President Putin has been careful in not projecting Russia's strategic pivot to Asia in military terms even though that import cannot be side-lined. President Putin has projected his strategic foray in the Asia Pacific in economic terms of a comprehensive development of energy-rich Eastern Siberia and the Russian Far East and integrating North East Asia into the Russian energy grid in the offing. Such strategies would offer lucrative business prospects for not only Japan and South Korea besides China, but more importantly to American oil giants now that their gaze from Middle East oil dependency is shifting.

The Asia Pacific security environment today is in a deep flux with China's switch from a strategy of 'soft power' to a strategy of 'hard power'. China's aggressive military postures in the South China Sea and East China Sea have been directed not only to subdue the smaller countries of the region but also erode the image of the United States as a reliable and credible power to underwrite Asia Pacific security. It was this which prompted the United States strategic pivot to Asia.
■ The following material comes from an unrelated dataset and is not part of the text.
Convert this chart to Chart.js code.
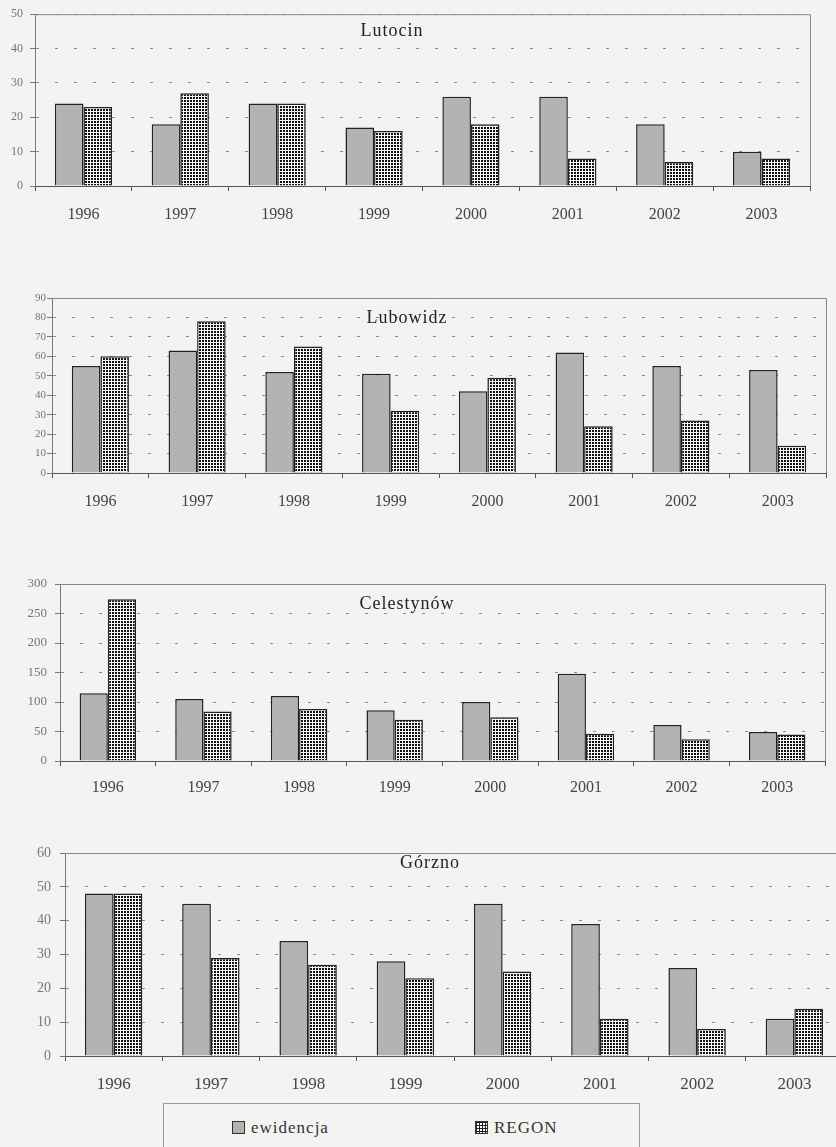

While the United States have been able to marshal the South East nations and Japan and India too in this direction, their combined weight cannot match the strategic weight of Russia emerging in the Asia Pacific as a substantial stakeholder in North East Asia security even if not the whole of Asia Pacific.

Concluding, it can be said that Russia's strategic pivot and more assertive profile in Asia Pacific security while not being part of any United States strategy of containment of China, could definitely induce strategic concerns in China, to the benefit of Asia Pacific security and stability as a whole.